Die deutsche Reformpädagogik war nach dem Ersten Weltkrieg angetreten, das geschlagene Land aus dem Geist der Bildung zu erneuern. Nach dem Zweiten Weltkrieg wollte sie daran anknüpfen. Doch die Voraussetzungen hatten sich verändert. Becker stellte 1961 in dem Aufsatz „Außenpolitik und Kulturpolitik“ die unsinnige Behauptung auf, die Bildungspolitik habe „das Primat der Außenpolitik“ abgelöst, und versuchte, aus der praktischen Ohnmacht eine geistige Tugend zu machen: „Die Vermeidung der Weltkatastrophe bleibt eine große Aufgabe. Die Entwicklung der menschlichen und geistigen Kräfte hierfür ist Aufgabe der Bildung, für die die Bildungspolitik die Chance zu schaffen hat.“ 

Der „pädagische Eros“ und pädophile Mißbrauchsfälle

Doch der beschworene Geist, der die internationale Politik missionieren sollte, erwies sich schon gegen den inneren Gegner als wirkungslos. Der Vergangenheitsbewältigung, dieser schärfsten Waffe der 68er, hatte er nichts entgegenzusetzen. Er hätte sich dazu – im Sinne Ludwig Dehios – von der Alleinschuld-These und damit von den äußeren Vormächten emanzipieren müssen. Damit waren seine Protagonisten überfordert.

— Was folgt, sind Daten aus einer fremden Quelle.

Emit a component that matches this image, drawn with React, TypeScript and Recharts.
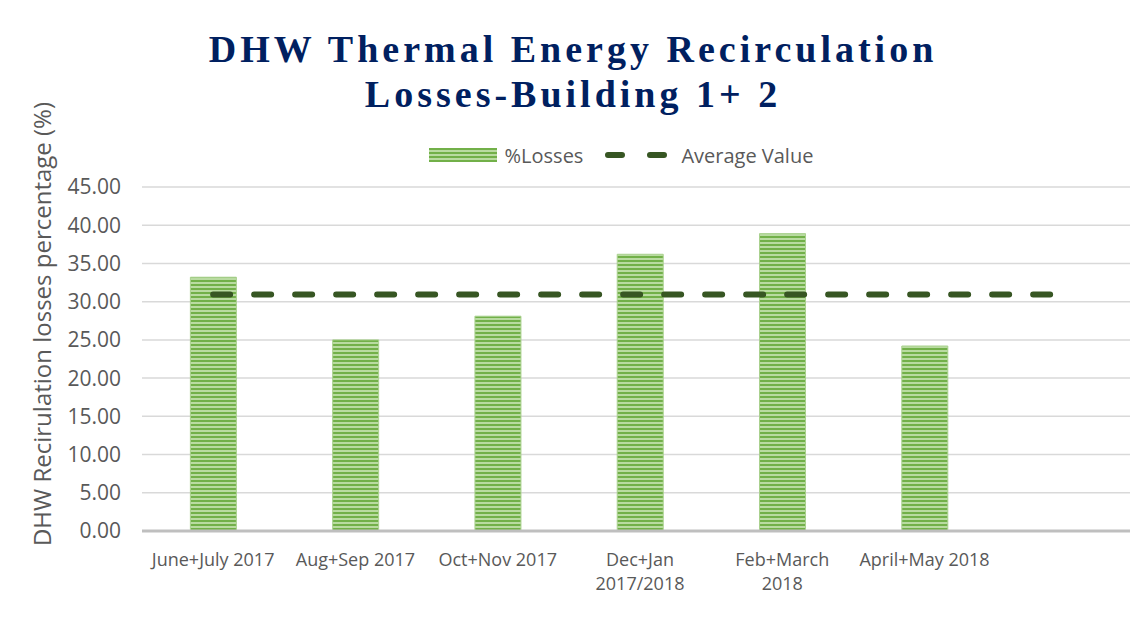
import React from 'react';
import {
  Bar,
  CartesianGrid,
  ComposedChart,
  Legend,
  Line,
  XAxis,
  YAxis,
} from 'recharts';

const categories = [
  'June+July 2017',
  'Aug+Sep 2017',
  'Oct+Nov 2017',
  'Dec+Jan 2017/2018',
  'Feb+March 2018',
  'April+May 2018',
  '',
];

// how Excel broke the long labels
const tickLines: string[][] = [
  ['June+July 2017'],
  ['Aug+Sep 2017'],
  ['Oct+Nov 2017'],
  ['Dec+Jan', '2017/2018'],
  ['Feb+March', '2018'],
  ['April+May 2018'],
  [''],
];

const losses = [33.2, 25.0, 28.1, 36.2, 38.9, 24.2, null];
const average = [30.93, 30.93, 30.93, 30.93, 30.93, 30.93, 30.93];

const yTicks = [0, 5, 10, 15, 20, 25, 30, 35, 40, 45];

const data = categories.map((name, i) => ({
  name,
  losses: losses[i],
  avg: average[i],
}));

const GREY = '#595959';
const FONT = '"Open Sans", sans-serif';

function XTick(props: any) {
  const { x, y, index } = props;
  const lines = tickLines[index] || [];
  return (
    <text
      x={x}
      y={y}
      textAnchor="middle"
      fill={GREY}
      fontSize={18}
      fontFamily={FONT}
    >
      {lines.map((l, i) => (
        <tspan key={i} x={x} y={y + 27 + i * 24}>
          {l}
        </tspan>
      ))}
    </text>
  );
}

function YLabel(props: any) {
  const { viewBox } = props;
  const cx = 33;
  const cy = viewBox.y + viewBox.height / 2 - 35;
  return (
    <text
      x={cx}
      y={cy}
      transform={`rotate(-90 ${cx} ${cy})`}
      textAnchor="middle"
      dominantBaseline="central"
      fill={GREY}
      fontSize={24}
      fontFamily={FONT}
    >
      DHW Recirulation losses percentage (%)
    </text>
  );
}

function LegendBox() {
  return (
    <div
      style={{
        height: 64,
        display: 'flex',
        justifyContent: 'center',
        alignItems: 'center',
        fontFamily: FONT,
        fontSize: 20,
        color: GREY,
        paddingLeft: 82,
      }}
    >
      <svg width={68} height={14} style={{ marginRight: 8 }}>
        <rect width={68} height={14} fill="url(#stripes)" />
      </svg>
      <span style={{ marginRight: 20 }}>%Losses</span>
      <svg width={66} height={10} style={{ marginRight: 12 }}>
        <line
          x1={5}
          y1={5}
          x2={62}
          y2={5}
          stroke="#375623"
          strokeWidth={6}
          strokeLinecap="round"
          strokeDasharray="14 28"
        />
      </svg>
      <span>Average Value</span>
    </div>
  );
}

export default function App() {
  return (
    <div style={{ position: 'relative', width: 1130, height: 622 }}>
      <div
        style={{
          position: 'absolute',
          left: -1,
          top: -2,
          width: 1140,
          height: 640,
          borderLeft: '1px solid #d9d9d9',
          borderTop: '1px solid #d9d9d9',
        }}
      />
      <div
        style={{
          position: 'absolute',
          left: 0,
          top: 19,
          width: 1130,
          textAlign: 'center',
          fontFamily: '"Liberation Serif", serif',
          fontWeight: 'bold',
          fontSize: 38,
          lineHeight: '45px',
          letterSpacing: 4,
          color: '#002060',
        }}
      >
        DHW Thermal Energy Recirculation
        <br />
        Losses-Building 1+ 2
      </div>
      <ComposedChart
        width={1130}
        height={622}
        data={data}
        margin={{ top: 115, right: 0, bottom: 9, left: 14 }}
        barCategoryGap="34%"
      >
        <defs>
          <pattern
            id="stripes"
            width={8}
            height={4}
            patternUnits="userSpaceOnUse"
          >
            <rect width={8} height={4} fill="#b9dba1" />
            <rect width={8} height={2} fill="#72b049" />
          </pattern>
        </defs>
        <CartesianGrid vertical={false} stroke="#d9d9d9" strokeWidth={1.5} />
        <XAxis
          dataKey="name"
          height={90}
          tick={<XTick />}
          tickLine={false}
          axisLine={{ stroke: '#bfbfbf', strokeWidth: 3 }}
          interval={0}
        />
        <YAxis
          width={120}
          domain={[0, 45]}
          ticks={yTicks}
          tickFormatter={(v) => v.toFixed(2)}
          tick={{ fill: GREY, fontSize: 21, fontFamily: FONT }}
          tickLine={false}
          tickSize={0}
          tickMargin={21}
          axisLine={false}
          label={<YLabel />}
        />
        <Legend verticalAlign="top" content={() => <LegendBox />} />
        <Bar
          dataKey="losses"
          fill="url(#stripes)"
          stroke="#a9d18e"
          strokeWidth={1}
          isAnimationActive={false}
        />
        <Line
          dataKey="avg"
          stroke="#375623"
          strokeWidth={6}
          strokeLinecap="round"
          strokeDasharray="17 24"
          dot={false}
          activeDot={false}
          isAnimationActive={false}
        />
      </ComposedChart>
    </div>
  );
}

Letztlich war dieses Bildungsbürgertum von demselben politischen Virus befallen wie die 68er und war sich sogar in der sexuellen Libertinage mit ihnen einig. Der Odenwald-Schüler Daniel Cohn-Bendit äußerte rückblickend in einem Interview: „Es war ja in dieser antiautoritären Phase gang und gäbe, daß in den Wohnungen alle nackt herumliefen, eine von außen auferlegte Schamlosigkeit, die, so sehe ich es heute, dem Schamgefühl der Kinder überhaupt nicht gerecht wurde.“ Seine früheren Berichte über sexuelle Kontakte mit Kindern bezeichnete er bei der Gelegenheit als „merkwürdige Kolportage aus Fiktion und Erlebtem“.

Was linke Pädagogen die „sexuelle Befreiung“ nannten, war den Reformpädagogen der „pädagogische Eros“. Der langjährige Leiter der Odenwald-schule, Gerold Becker (nicht verwandt mit Hellmut Becker, aber viele Jahre von ihm gefördert und liiert mit Hartmut von Hentig), genoß in Medien wie in der Fachwelt den Ruf als begnadeter Pädagoge (JF 33/17). Er stand – so war 2013 in einer Ausstellung des Max-Planck-Instituts für Bildungsforschung zu lesen – „für einen vertrauensvollen, antiautoritären Umgang mit den Schülern, er war der Lehrer gewordene Inbegriff der späten sechziger und siebziger Jahre“. Vor allem war Becker ein Pädophiler, unter dessen Ägide der Kindesmißbrauch an der Odenwaldschule gängig war. 

2015 wurde die traditionsreiche Schule geschlossen. Es war letztlich die Besiegelung eines antiautoritären Desasters, das die Reformer beider Lager miteinander teilen. Von der Generierung eines klügeren und widerständigeren Menschentyps kann ohnehin keine Rede sein.